Government’s Response
The Minister of Finance and Coordinating Minister of the Economy, Mr. Wale Edun, highlighted that the oversubscription “demonstrates that investors, as well as Nigerians, continue to have faith in the country’s economy.” The Series One $500 million Domestic FGN US Dollar Bond has a five-year tenure with a coupon rate of 9.75 percent interest.
Experts’ Insights
Dr. Muda Yusuf, Director of the Centre for the Promotion of Private Enterprises (CPPE), and Ayokunle Olubunmi, Head of Financial Institutions Rating at Agusto & Co., attribute the oversubscription to the bond’s attractive interest rate of 9.75 percent.
Dr. Yusuf noted that the bond’s rate is exceptionally high compared to global standards. “In many other parts of the world, dollar investments offer around 5 percent, 2 percent, or 3 percent,” he said. He also highlighted that the bond reflects confidence in the government’s ability to meet its debt obligations, noting that Nigeria has not defaulted on its debt service domestically or externally despite challenges.
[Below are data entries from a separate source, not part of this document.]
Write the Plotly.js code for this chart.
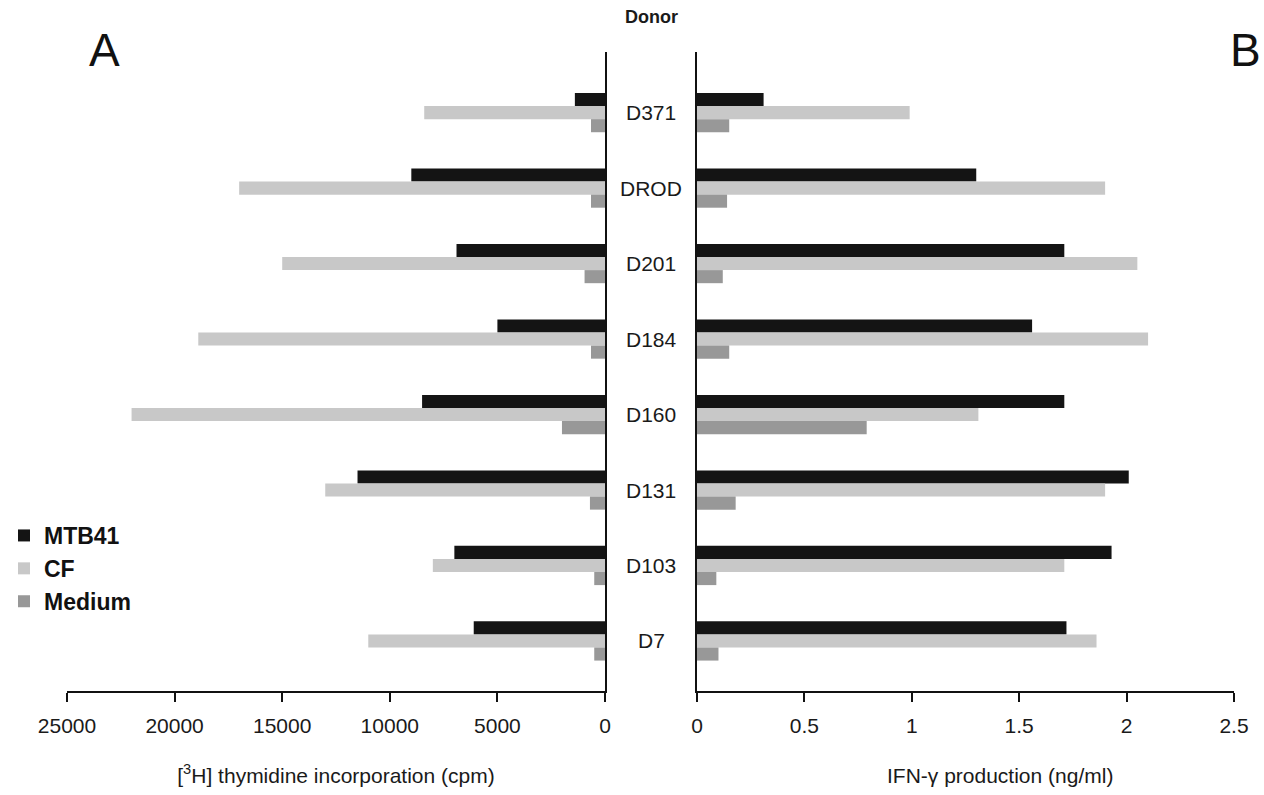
<!DOCTYPE html>
<html>
<head>
<meta charset="utf-8">
<script src="https://cdn.plot.ly/plotly-3.0.1.min.js"></script>
<style>
  html, body { margin: 0; padding: 0; background: #fff; }
  #chart { width: 1264px; height: 795px; }
</style>
</head>
<body>
<div id="chart"></div>
<script>
// ---- data ----
const donors = ['D371', 'DROD', 'D201', 'D184', 'D160', 'D131', 'D103', 'D7'];
const seriesNames = ['MTB41', 'CF', 'Medium'];
// Panel A: [3H] thymidine incorporation (cpm)
const thyMTB41 = [1400, 9000, 6900, 5000, 8500, 11500, 7000, 6100];
const thyCF = [8400, 17000, 15000, 18900, 22000, 13000, 8000, 11000];
const thyMedium = [650, 650, 950, 650, 2000, 700, 500, 500];
// Panel B: IFN-gamma production (ng/ml)
const ifnMTB41 = [0.31, 1.30, 1.71, 1.56, 1.71, 2.01, 1.93, 1.72];
const ifnCF = [0.99, 1.90, 2.05, 2.10, 1.31, 1.90, 1.71, 1.86];
const ifnMedium = [0.15, 0.14, 0.12, 0.15, 0.79, 0.18, 0.09, 0.10];
const thyTicks = [25000, 20000, 15000, 10000, 5000, 0];
const ifnTicks = [0, 0.5, 1, 1.5, 2, 2.5];
const thyTitle = '[<sup>3</sup>H] thymidine incorporation (cpm)';
const ifnTitle = 'IFN-γ production (ng/ml)';

// ---- styling ----
const colors = ['#141414', '#c8c8c8', '#989898'];
const FONT = 'Liberation Sans, Arial, Helvetica, sans-serif';
const W = 1264;
const TXT = '#1a1a1a';

const thySeries = [thyMTB41, thyCF, thyMedium];
const ifnSeries = [ifnMTB41, ifnCF, ifnMedium];

const traces = [];
seriesNames.forEach((name, k) => {
  traces.push({
    type: 'bar', orientation: 'h', name: name,
    x: thySeries[k], y: donors,
    xaxis: 'x', yaxis: 'y',
    marker: { color: colors[k], line: { width: 0 } },
    showlegend: true, legendgroup: name, hoverinfo: 'x+y+name'
  });
});
seriesNames.forEach((name, k) => {
  traces.push({
    type: 'bar', orientation: 'h', name: name,
    x: ifnSeries[k], y: donors,
    xaxis: 'x2', yaxis: 'y2',
    marker: { color: colors[k], line: { width: 0 } },
    showlegend: false, legendgroup: name, hoverinfo: 'x+y+name'
  });
});

const yRange = [donors.length - 1 + 0.663, -0.803];

const annotations = donors.map((d, i) => ({
  text: d, xref: 'paper', yref: 'y', x: 651 / W, y: i,
  xanchor: 'center', yanchor: 'middle', showarrow: false,
  font: { family: FONT, size: 21, color: TXT }
}));
annotations.push({
  text: '<b>Donor</b>', xref: 'paper', yref: 'paper', x: 651 / W, y: 1, yshift: 35,
  xanchor: 'center', yanchor: 'middle', showarrow: false,
  font: { family: FONT, size: 18, color: TXT }
});
annotations.push({
  text: 'A', xref: 'paper', yref: 'paper', x: 104 / W, y: 1, yshift: 2,
  xanchor: 'center', yanchor: 'middle', showarrow: false,
  font: { family: FONT, size: 46, color: '#111' }
});
annotations.push({
  text: 'B', xref: 'paper', yref: 'paper', x: 1245 / W, y: 1, yshift: 2,
  xanchor: 'center', yanchor: 'middle', showarrow: false,
  font: { family: FONT, size: 46, color: '#111' }
});
// Panel B x-axis title (placed right of axis centre as in the original)
annotations.push({
  text: ifnTitle, xref: 'paper', yref: 'paper', x: 1000 / W, y: 0, yshift: -84,
  xanchor: 'center', yanchor: 'middle', showarrow: false,
  font: { family: FONT, size: 21, color: TXT }
});

const axisCommon = {
  showgrid: false, zeroline: false, showline: true,
  linecolor: '#111', linewidth: 2,
  ticks: 'outside', ticklen: 9, tickwidth: 2, tickcolor: '#111',
  tickfont: { family: FONT, size: 21, color: TXT },
  ticklabelstandoff: 6,
  fixedrange: true
};

const layout = {
  width: 1264, height: 795,
  margin: { l: 0, r: 0, t: 52, b: 104 },
  paper_bgcolor: '#fff', plot_bgcolor: '#fff',
  font: { family: FONT, color: TXT },
  barmode: 'group', bargap: 0.48, bargroupgap: 0,
  xaxis: Object.assign({}, axisCommon, {
    domain: [67 / W, 605 / W], range: [25000, 0],
    tickvals: thyTicks, tickformat: 'd', anchor: 'y',
    title: { text: thyTitle, font: { family: FONT, size: 21, color: TXT }, standoff: 32 },
    automargin: false
  }),
  yaxis: {
    type: 'category', categoryorder: 'array', categoryarray: donors,
    range: yRange, anchor: 'x', side: 'right',
    showline: true, linecolor: '#111', linewidth: 2,
    showgrid: false, zeroline: false, ticks: '', showticklabels: false, fixedrange: true
  },
  xaxis2: Object.assign({}, axisCommon, {
    domain: [697 / W, 1234 / W], range: [0, 2.5],
    tickvals: ifnTicks, anchor: 'y2',
    automargin: false
  }),
  yaxis2: {
    type: 'category', categoryorder: 'array', categoryarray: donors,
    range: yRange, anchor: 'x2', side: 'left',
    showline: true, linecolor: '#111', linewidth: 2,
    showgrid: false, zeroline: false, ticks: '', showticklabels: false, fixedrange: true
  },
  legend: {
    x: 4 / W, xanchor: 'left', y: 0.277, yanchor: 'top',
    font: { family: FONT, size: 23, color: '#111', weight: 'bold' },
    bgcolor: 'rgba(0,0,0,0)', borderwidth: 0, tracegroupgap: 0
  },
  annotations: annotations,
  showlegend: true
};

Plotly.newPlot('chart', traces, layout, { displayModeBar: false, staticPlot: true });
</script>
</body>
</html>
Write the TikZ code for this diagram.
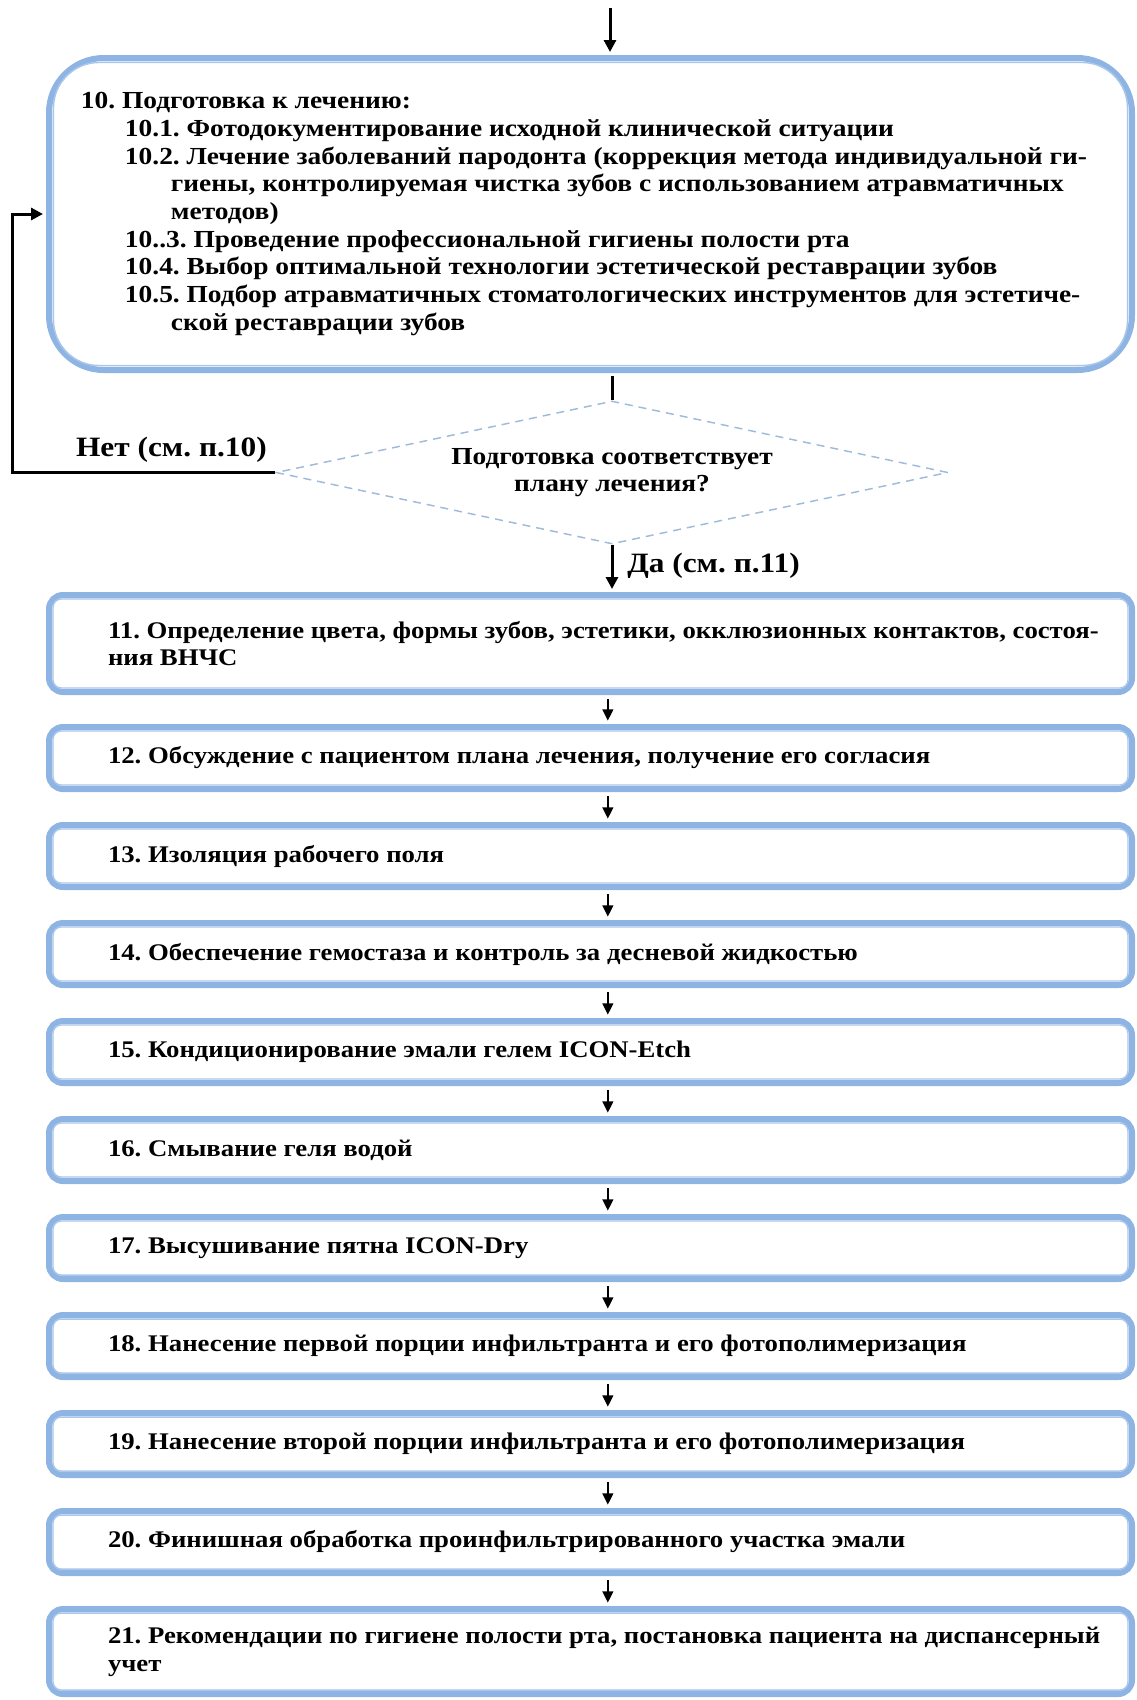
\documentclass[tikz,border=0pt]{standalone}
\usepackage{fontspec}
\setmainfont{Liberation Serif}[FakeStretch=1.12]
\usetikzlibrary{arrows.meta,shapes.geometric}
\definecolor{outerblue}{RGB}{141,180,227}
\definecolor{innerblue}{RGB}{170,198,234}
\definecolor{dashblue}{RGB}{160,186,218}
\newcommand\boxfont{\fontsize{17.9pt}{20.8pt}\selectfont\bfseries\frenchspacing}
\newcommand\topfont{\fontsize{18.35pt}{20.8pt}\selectfont\bfseries\frenchspacing}
\newcommand\lblfont{\fontsize{21pt}{23pt}\selectfont\bfseries\frenchspacing}
\newcommand\steptext[2]{\begin{minipage}{812.25pt}\raggedright\leftskip=#1\relax #2\end{minipage}}
\begin{document}
\begin{tikzpicture}[x=0.75pt,y=-0.75pt,
  stepbox/.style={draw=outerblue, line width=4.5pt, rounded corners=10.5pt, fill=white,
    minimum width=812.25pt, inner sep=0pt, font=\boxfont},
  innerline/.style={draw=innerblue, line width=1.1pt, rounded corners=6pt},
  decision/.style={diamond, draw=dashblue, line width=1.1pt, dash pattern=on 6pt off 4.5pt,
    aspect=4.7, minimum width=504pt, minimum height=107.25pt, inner sep=0pt,
    align=center, font=\topfont},
  lbl/.style={font=\lblfont, inner sep=0pt},
  flow/.style={draw=black, line width=1.6pt, -{Triangle[length=8.5pt,width=8pt]}},
  bigflow/.style={draw=black, line width=2.25pt, -{Triangle[length=9pt,width=9pt]}},
  plainline/.style={draw=black, line width=2.25pt},
]
\useasboundingbox (0,0) rectangle (1136,1700);

% top box
\node[stepbox, font=\topfont, rounded corners=41pt, minimum height=234pt] (topbox) at (590.5,214) {\steptext{24pt}{%
10. Подготовка к лечению:\\
\hspace*{33pt}10.1. Фотодокументирование исходной клинической ситуации\\
\hspace*{33pt}10.2. Лечение заболеваний пародонта (коррекция метода индивидуальной ги-\\
\hspace*{67.5pt}гиены, контролируемая чистка зубов с использованием атравматичных\\
\hspace*{67.5pt}методов)\\
\hspace*{33pt}10..3. Проведение профессиональной гигиены полости рта\\
\hspace*{33pt}10.4. Выбор оптимальной технологии эстетической реставрации зубов\\
\hspace*{33pt}10.5. Подбор атравматичных стоматологических инструментов для эстетиче-\\
\hspace*{67.5pt}ской реставрации зубов}};
\draw[innerline, rounded corners=34pt] ([xshift=5.6pt,yshift=-5.6pt]topbox.north west) rectangle ([xshift=-5.6pt,yshift=5.6pt]topbox.south east);

% decision
\node[decision] (dec) at (612,472.5) {Подготовка соответствует\\плану лечения?};
\node[lbl, anchor=east] (no) at (267,450) {Нет (см. п.10)};
\node[lbl, anchor=west] (yes) at (627,566) {Да (см. п.11)};

% steps
\node[stepbox, minimum height=72.75pt] (b11) at (590.5,643.5) {\steptext{44.25pt}{11. Определение цвета, формы зубов, эстетики, окклюзионных контактов, состоя-\\ния ВНЧС}};
\node[stepbox, minimum height=46.5pt] (b12) at (590.5,758) {\steptext{44.25pt}{12. Обсуждение с пациентом плана лечения, получение его согласия}};
\node[stepbox, minimum height=46.5pt] (b13) at (590.5,856) {\steptext{44.25pt}{13. Изоляция рабочего поля}};
\node[stepbox, minimum height=46.5pt] (b14) at (590.5,954) {\steptext{44.25pt}{14. Обеспечение гемостаза и контроль за десневой жидкостью}};
\node[stepbox, minimum height=46.5pt] (b15) at (590.5,1052) {\steptext{44.25pt}{15. Кондиционирование эмали гелем ICON-Etch}};
\node[stepbox, minimum height=46.5pt] (b16) at (590.5,1150) {\steptext{44.25pt}{16. Смывание геля водой}};
\node[stepbox, minimum height=46.5pt] (b17) at (590.5,1248) {\steptext{44.25pt}{17. Высушивание пятна ICON-Dry}};
\node[stepbox, minimum height=46.5pt] (b18) at (590.5,1346) {\steptext{44.25pt}{18. Нанесение первой порции инфильтранта и его фотополимеризация}};
\node[stepbox, minimum height=46.5pt] (b19) at (590.5,1444) {\steptext{44.25pt}{19. Нанесение второй порции инфильтранта и его фотополимеризация}};
\node[stepbox, minimum height=46.5pt] (b20) at (590.5,1542) {\steptext{44.25pt}{20. Финишная обработка проинфильтрированного участка эмали}};
\node[stepbox, minimum height=63.75pt] (b21) at (590.5,1651.5) {\steptext{44.25pt}{21. Рекомендации по гигиене полости рта, постановка пациента на диспансерный\\учет}};

\foreach \n in {b11,b12,b13,b14,b15,b16,b17,b18,b19,b20,b21}
  \draw[innerline] ([xshift=5.25pt,yshift=-5.25pt]\n.north west) rectangle ([xshift=-5.25pt,yshift=5.25pt]\n.south east);

% connectors
\coordinate (start) at (610,8);
\draw[bigflow, shorten >=2.25pt] (start) -- (start |- topbox.north);
\draw[plainline] ([yshift=-2.25pt]topbox.south -| dec.north) -- (dec.north);
\draw[bigflow, shorten >=2.25pt] (dec.south) -- (dec.south |- b11.north);
\draw[bigflow, shorten >=2.25pt] (dec.west) -- (12,472.5) |- (topbox.west);

\foreach \a/\b in {b11/b12,b12/b13,b13/b14,b14/b15,b15/b16,b16/b17,b17/b18,b18/b19,b19/b20,b20/b21}
  \draw[flow, shorten <=3pt, shorten >=2.5pt] ([xshift=13pt]\a.south) -- ([xshift=13pt]\b.north);
\end{tikzpicture}
\end{document}
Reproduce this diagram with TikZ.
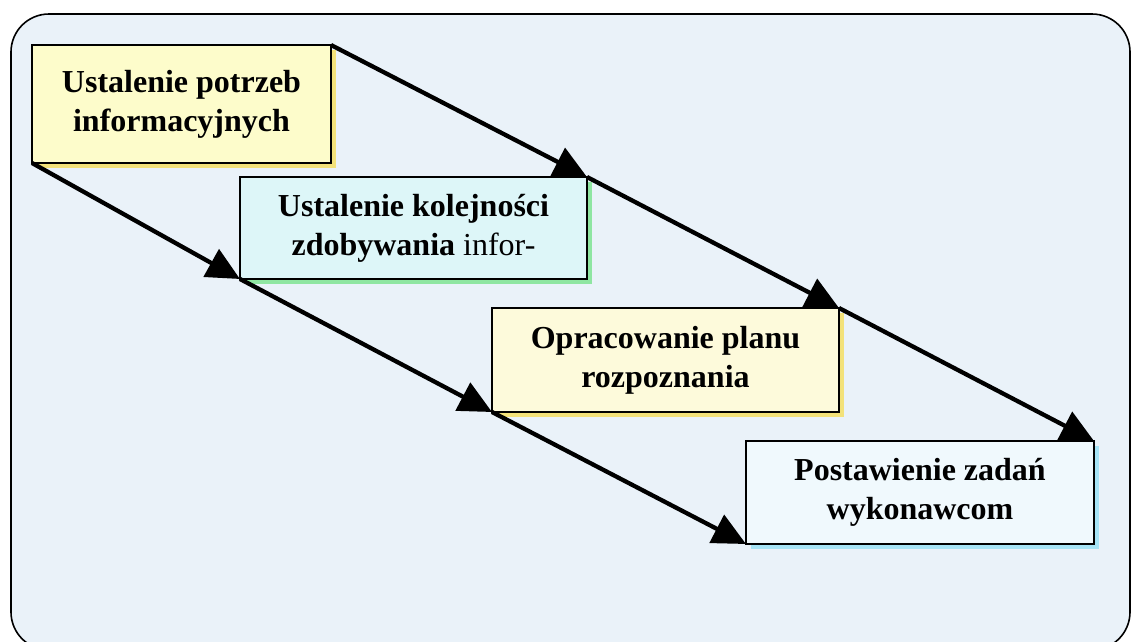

Yusuf also pointed out that targeting Nigerians in the diaspora was effective, as many sought investment opportunities.
Ayokunle Olubunmi advised the federal government to use the bond proceeds judiciously, emphasizing that Nigerians will closely monitor how the funds are utilized. “This is not the first time the federal government is issuing a dollar instrument,” Olubunmi said. “It is crucial for the government to use the funds effectively, as Nigerians will be tracking the investment and its impact.”
Both experts stressed the importance of transparent and responsible bond proceeds management in maintaining investor confidence and supporting economic growth.